What's it about? An undead woman processes her losses, both physical (her body is literally falling apart) and otherwise, in an apocalyptic reality. A beautiful elegy to existence as we know it.

How’d I find it? My favorite bookfluencer turned me on to this read.

Who will enjoy this book? For my fellow lovers of zombie lore, It Lasts Forever and Then It’s Over will scratch the itch.

What stood out? An existential zombie book that clocks in at a mere 120 pages? Count me in. De Marcken’s small masterpiece swings for the big questions—what is existence and why does it matter?—while probing the minor mysteries, like our species’ obsession with naming. You know you’re in for something special when the book starts off with this energy: “I lost my left arm today.”

Which line made me feel something? “Things in rows and ranks are mournful. Trees planted to pulp. Soldiers or their gravestones. Multiplicity and order reveal sameness and variation. The limitations of our individuality. That we can be felled.”
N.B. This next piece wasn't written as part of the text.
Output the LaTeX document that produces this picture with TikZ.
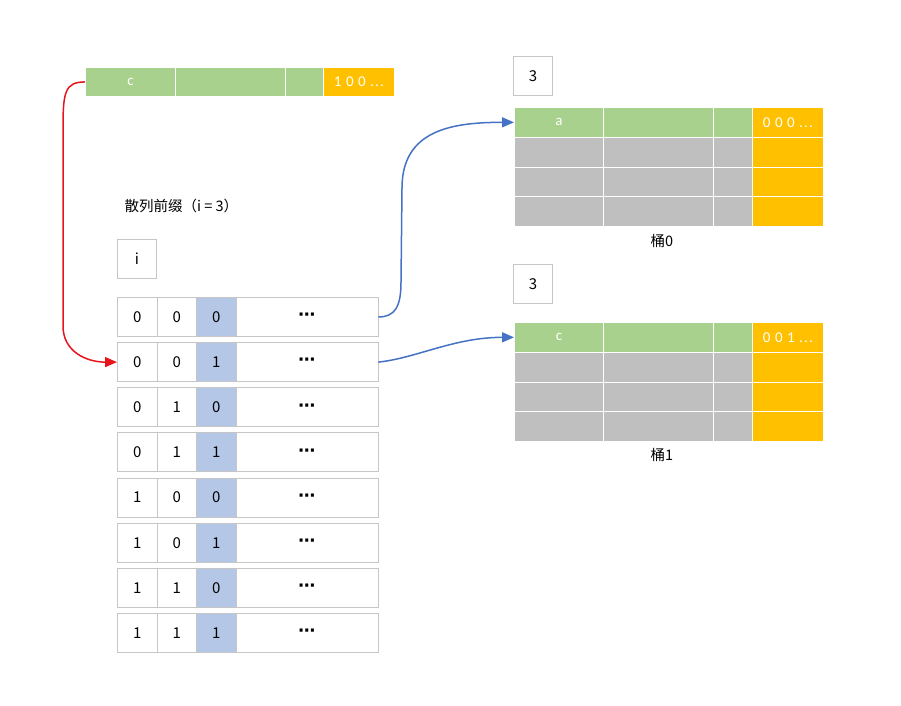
\documentclass[tikz,border=0pt]{standalone}
\usepackage{fontspec}
\setmainfont{Carlito}
\newfontfamily\cjk{Noto Sans CJK SC}
\newfontfamily\symfnt{DejaVu Sans}
\usetikzlibrary{arrows.meta}

\definecolor{tgreen}{HTML}{A9D18E}
\definecolor{torange}{HTML}{FFC000}
\definecolor{tgray}{HTML}{BFBFBF}
\definecolor{tblue}{HTML}{B4C7E7}
\definecolor{tline}{HTML}{C6C6C6}
\definecolor{tarrow}{HTML}{4472C4}
\definecolor{tred}{HTML}{E8141C}

\newcommand{\gap}{\hspace{4.5pt}}
\newcommand{\tdots}{.\hspace{1.2pt}.\hspace{1.2pt}.}

\begin{document}
\begin{tikzpicture}[x=1pt, y=-1pt,
    cell/.style={draw=white, line width=0.9pt, anchor=north west,
                 inner sep=0pt, minimum height=29.75pt, text=white,
                 font=\fontsize{15}{17}\selectfont},
    gcell/.style={cell, fill=tgreen},
    ocell/.style={cell, fill=torange},
    dcell/.style={cell, fill=tgray},
    bit/.style={draw=tline, line width=0.9pt, anchor=north west,
                inner sep=0pt, minimum height=39pt, minimum width=39.5pt,
                font=\cjk\fontsize{15}{17}\selectfont},
    sq/.style={bit, minimum width=39pt},
    lbl/.style={font=\cjk\fontsize{14.5}{17}\selectfont},
    blue arr/.style={-{Triangle[length=12pt,width=10pt]}, tarrow, line width=1.5pt},
    red arr/.style={-{Triangle[length=12pt,width=10pt]}, tred, line width=1.5pt},
]
\useasboundingbox (0,0) rectangle (901,705);

% Record being inserted
\node[gcell, minimum height=29pt, minimum width=90pt]  (tc1) at (85,67)  {c};
\node[gcell, minimum height=29pt, minimum width=110pt] (tc2) at (175,67) {};
\node[gcell, minimum height=29pt, minimum width=38pt]  (tc3) at (285,67) {};
\node[ocell, minimum height=29pt, minimum width=71pt]  (tc4) at (323,67) {1\gap0\gap0\gap\tdots};

% Hash prefix table
\node[lbl, anchor=west] (title) at (121,206) {散列前缀（i = 3）};
\node[sq] (ibox) at (117,239) {i};

\foreach \a/\b/\c [count=\n] in {0/0/0, 0/0/1, 0/1/0, 0/1/1,
                                 1/0/0, 1/0/1, 1/1/0, 1/1/1} {
    \pgfmathsetmacro\ytop{297+45.15*(\n-1)}
    \node[bit] (r\n-a) at (117,\ytop) {\a};
    \node[bit] (r\n-b) at (156.5,\ytop) {\b};
    \node[bit, fill=tblue] (r\n-c) at (196,\ytop) {\c};
    \node[bit, minimum width=142pt] (r\n-d) at (235.5,\ytop)
        {\symfnt\bfseries\fontsize{17}{19}\selectfont ⋯};
}

% Bucket 0
\node[sq] (d0) at (513,56) {3};
\node[gcell, minimum width=89pt]  (b0-a) at (514,107) {a};
\node[gcell, minimum width=110pt] (b0-b) at (603,107) {};
\node[gcell, minimum width=39pt]  (b0-c) at (713,107) {};
\node[ocell, minimum width=71pt]  (b0-d) at (752,107) {0\gap0\gap0\gap\tdots};
\foreach \k in {1,2,3} {
    \pgfmathsetmacro\ytop{107+29.75*\k}
    \node[dcell, minimum width=89pt]  at (514,\ytop) {};
    \node[dcell, minimum width=110pt] at (603,\ytop) {};
    \node[dcell, minimum width=39pt]  at (713,\ytop) {};
    \node[ocell, minimum width=71pt]  at (752,\ytop) {};
}
\node[lbl] (n0) at (662,241) {桶0};

% Bucket 1
\node[sq] (d1) at (513,264) {3};
\node[gcell, minimum width=89pt]  (b1-a) at (514,322) {c};
\node[gcell, minimum width=110pt] (b1-b) at (603,322) {};
\node[gcell, minimum width=39pt]  (b1-c) at (713,322) {};
\node[ocell, minimum width=71pt]  (b1-d) at (752,322) {0\gap0\gap1\gap\tdots};
\foreach \k in {1,2,3} {
    \pgfmathsetmacro\ytop{322+29.75*\k}
    \node[dcell, minimum width=89pt]  at (514,\ytop) {};
    \node[dcell, minimum width=110pt] at (603,\ytop) {};
    \node[dcell, minimum width=39pt]  at (713,\ytop) {};
    \node[ocell, minimum width=71pt]  at (752,\ytop) {};
}
\node[lbl] (n1) at (662,455) {桶1};

% Record -> directory entry 001
\coordinate (redtop) at (63,128);
\coordinate (redbot) at (63,326);
\draw[red arr] (tc1.west) .. controls +(-20,0) and +(0,-36) .. (redtop)
    -- (redbot) .. controls +(0,26) and +(-30,0) .. (r2-a.west);

% Directory entries -> buckets
\coordinate (up0) at (401,282);
\coordinate (up1) at (402,188);
\draw[blue arr] (r1-d.east) .. controls +(17,0) and +(0,24) .. (up0)
    -- (up1) .. controls +(0,-58) and +(-62,0) .. (b0-a.west);
\draw[blue arr] (r2-d.east) .. controls +(38,-4) and +(-60,0) .. (b1-a.west);

\end{tikzpicture}
\end{document}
Wild Dark Shore by Charlotte McConaghy

2/5 stars

How’d I find it? The reliable East City Bookshop recommended McConagy’s first novel Migrations, a book I devoured in record time, so I am always excited to see this Australian author’s name on a new cover.

Why not 3 or more stars? How I wanted to love Wild Dark Shore. I find mesmerizing the powerful and complicated women of McConagy’s novels, as well as the sensuality of her writing. The scaffolding simply shows too much in this one, and the unconvincing shifts in voice, chapter breaks, and melodramatic schlock (“it doesn’t matter where I end and she begins”) kept my eyes rolling.
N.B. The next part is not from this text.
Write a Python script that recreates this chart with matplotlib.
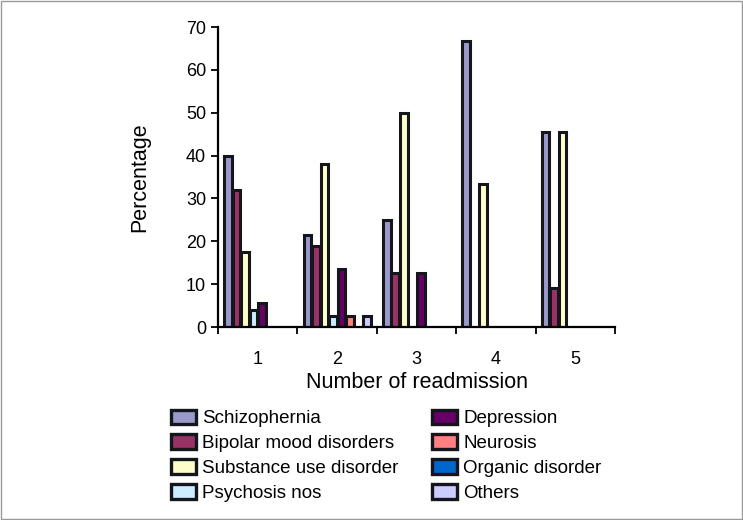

Visitation by Jenny Erpenbeck, translated by Susan Bernofsky

4/5 stars

What's it about? A patch of land beside a lake in the Brandenburg hills outside Berlin hosts human encounters over the course of a century. A book about time, brutality, and the geologic strata of history.

How’d I find it? The book club at Lost Avenue Books picked Visitation for its most recent discussion. Next up: Loop by Brenda Lozano, translated by Annie McDermott.

Who will enjoy this book? Reading Visitation recalls watching Zone of Interest for the first time. If you enjoyed Irène Némirovsky’s Suite Française, pick this one up.

What stood out? The title suits this book perfectly, as the Holocaust haunts the property where Visitation takes place. Erpenbeck embeds the relative mundanity of human concerns within the grander scope of geologic time, an effect that neuters the book’s horror. Chapters in legalese, items in a home described with their prices, dizzying repetitions of family trees—devices that unsettle and send a shudder through the reader. It’s uncomfortable yet exhilarating.

Which line made me feel something? From “The Visitor,” the chapter I most enjoyed: “She wonders whether the sentences go out looking for people to utter them or whether it’s just the opposite and the sentences simply wait for someone to come along and make use of them, and at the same time she wonders if she really doesn’t have anything better to do than wonder about such things…”

Malina by Ingeborg Bachmann, translated by Philip Boehm

4/5 stars

What's it about? I don’t quite know how to describe Malina: a love story, a rallying cry against fascism and patriarchy, a collage, an excavation of language’s limitations. Or, a writer loves Malina, her live-in partner, and Ivan, a chance encounter that became an affair, and navigates the discontent created by history and violent men. It’s an exhilarating ride.

How’d I find it? This was the most recent book club pick at the excellently curated Lost Avenue Books. Given my answer to the last question, you can imagine the lively discussion.

Who will enjoy this book? If you dug Simone de Beauvoir’s The Woman Destroyed or Sylvia Plath’s The Bell Jar, you’ll want to read this.

What stood out? I admit, I was not won over by the first section of the novel, “Happy with Ivan,” in which the narrator moons over a younger man who lives a few doors down. The section part, “The Third Man,” changed my mind, launching a sequence of delirious dreams about the narrator’s father intercut with conversations with Malina. These pages are brutal, overwhelming, and intense, and Malina morphs into a threat, a malevolent presence. Bachmann evokes deportation, incest, war, rape, and sexism in raw, surreal ways. I couldn’t put it down.

Which line made me feel something? In a section formatted as a local paper’s interview with the writer: “I like to read best on the floor, or in bed, almost everything lying down, no, it has less to do with the books, above all it has to do with the reading, with black on white, with the letters, syllables, lines, the signs, the setting down, this inhuman fixing, this insanity, which flows from people and is frozen into expression.”